AIM OF THE TASK: Count every line where "matplotlib" shows up, and give that number only.
** Start RECORDED INFORMATION **
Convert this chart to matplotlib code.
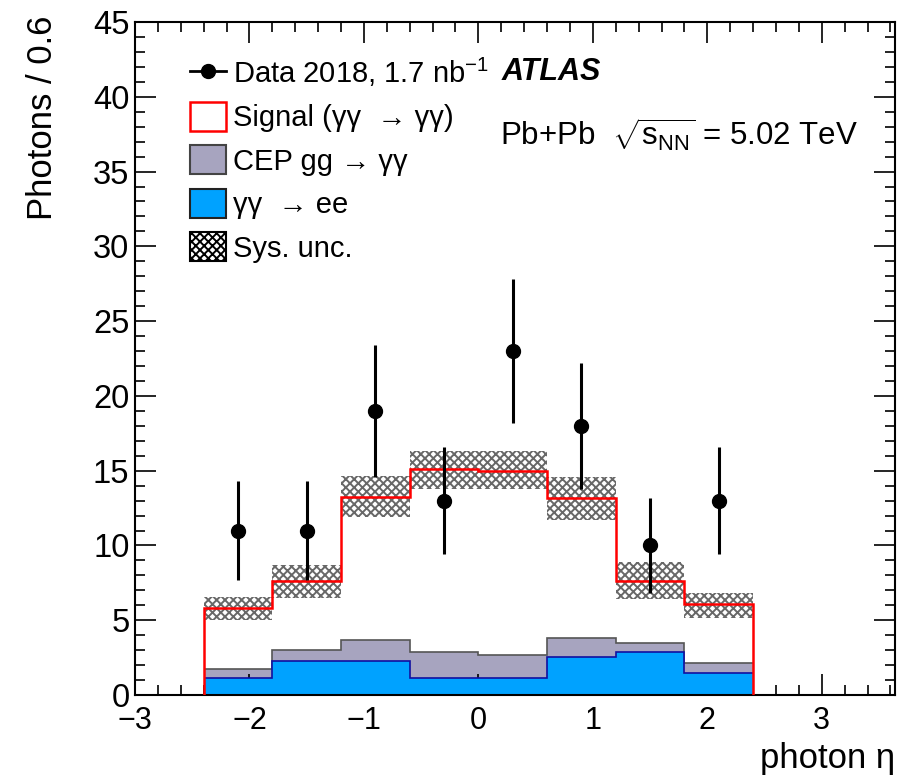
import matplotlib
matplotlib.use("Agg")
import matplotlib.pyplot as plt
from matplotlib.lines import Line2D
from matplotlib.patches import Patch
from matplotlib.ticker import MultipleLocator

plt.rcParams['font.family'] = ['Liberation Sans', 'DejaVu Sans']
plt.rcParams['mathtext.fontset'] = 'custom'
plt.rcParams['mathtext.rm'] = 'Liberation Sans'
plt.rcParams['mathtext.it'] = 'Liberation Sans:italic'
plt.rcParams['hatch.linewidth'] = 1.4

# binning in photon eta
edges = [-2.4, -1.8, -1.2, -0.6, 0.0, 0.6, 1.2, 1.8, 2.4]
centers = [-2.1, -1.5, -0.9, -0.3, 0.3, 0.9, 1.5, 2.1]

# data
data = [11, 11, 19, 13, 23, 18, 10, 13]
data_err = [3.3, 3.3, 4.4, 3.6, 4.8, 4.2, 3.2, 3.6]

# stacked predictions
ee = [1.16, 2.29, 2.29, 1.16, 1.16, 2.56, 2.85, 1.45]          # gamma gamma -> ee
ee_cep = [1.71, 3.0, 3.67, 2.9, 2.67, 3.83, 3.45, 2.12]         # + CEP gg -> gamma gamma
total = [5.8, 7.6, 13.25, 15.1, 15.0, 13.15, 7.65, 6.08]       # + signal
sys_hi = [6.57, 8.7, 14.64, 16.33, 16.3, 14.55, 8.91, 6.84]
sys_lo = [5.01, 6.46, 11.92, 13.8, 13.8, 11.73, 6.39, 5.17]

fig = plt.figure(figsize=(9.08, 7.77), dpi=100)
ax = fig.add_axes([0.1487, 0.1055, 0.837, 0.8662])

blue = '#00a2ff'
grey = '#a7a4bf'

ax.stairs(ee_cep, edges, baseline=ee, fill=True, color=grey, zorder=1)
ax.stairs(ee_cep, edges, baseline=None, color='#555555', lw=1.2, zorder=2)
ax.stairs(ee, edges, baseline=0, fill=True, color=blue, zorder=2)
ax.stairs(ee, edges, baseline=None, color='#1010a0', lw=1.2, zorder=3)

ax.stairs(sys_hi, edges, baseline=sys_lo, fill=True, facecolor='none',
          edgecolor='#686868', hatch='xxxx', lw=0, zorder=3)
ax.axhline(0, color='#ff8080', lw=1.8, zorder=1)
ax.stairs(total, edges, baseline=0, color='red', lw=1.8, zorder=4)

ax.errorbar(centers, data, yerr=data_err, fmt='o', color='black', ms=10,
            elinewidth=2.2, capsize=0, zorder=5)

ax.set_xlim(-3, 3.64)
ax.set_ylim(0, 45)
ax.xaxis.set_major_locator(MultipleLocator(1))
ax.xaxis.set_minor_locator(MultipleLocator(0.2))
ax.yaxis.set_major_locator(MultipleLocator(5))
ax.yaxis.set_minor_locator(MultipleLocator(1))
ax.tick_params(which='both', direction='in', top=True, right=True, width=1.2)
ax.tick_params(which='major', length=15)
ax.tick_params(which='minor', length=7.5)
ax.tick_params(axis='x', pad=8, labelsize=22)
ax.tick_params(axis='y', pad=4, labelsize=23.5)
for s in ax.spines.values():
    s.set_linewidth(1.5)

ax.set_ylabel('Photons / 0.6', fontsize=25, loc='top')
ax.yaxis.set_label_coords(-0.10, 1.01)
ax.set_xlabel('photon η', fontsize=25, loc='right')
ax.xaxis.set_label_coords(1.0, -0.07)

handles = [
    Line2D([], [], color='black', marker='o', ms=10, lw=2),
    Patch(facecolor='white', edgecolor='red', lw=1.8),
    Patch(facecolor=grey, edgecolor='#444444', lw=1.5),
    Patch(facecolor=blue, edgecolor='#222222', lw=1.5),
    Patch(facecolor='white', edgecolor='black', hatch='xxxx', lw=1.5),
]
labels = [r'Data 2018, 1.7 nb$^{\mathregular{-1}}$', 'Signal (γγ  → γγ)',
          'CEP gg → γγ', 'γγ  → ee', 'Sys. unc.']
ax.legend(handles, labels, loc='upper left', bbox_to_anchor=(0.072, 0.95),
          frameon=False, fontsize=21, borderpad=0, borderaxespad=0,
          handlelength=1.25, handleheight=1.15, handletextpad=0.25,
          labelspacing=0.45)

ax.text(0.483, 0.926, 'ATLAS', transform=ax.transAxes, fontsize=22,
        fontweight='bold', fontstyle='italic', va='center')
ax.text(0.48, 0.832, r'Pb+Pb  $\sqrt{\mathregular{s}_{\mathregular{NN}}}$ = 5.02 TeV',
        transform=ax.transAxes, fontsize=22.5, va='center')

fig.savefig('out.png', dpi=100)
** End RECORDED INFORMATION **
EXERCISE OUTPUT: 7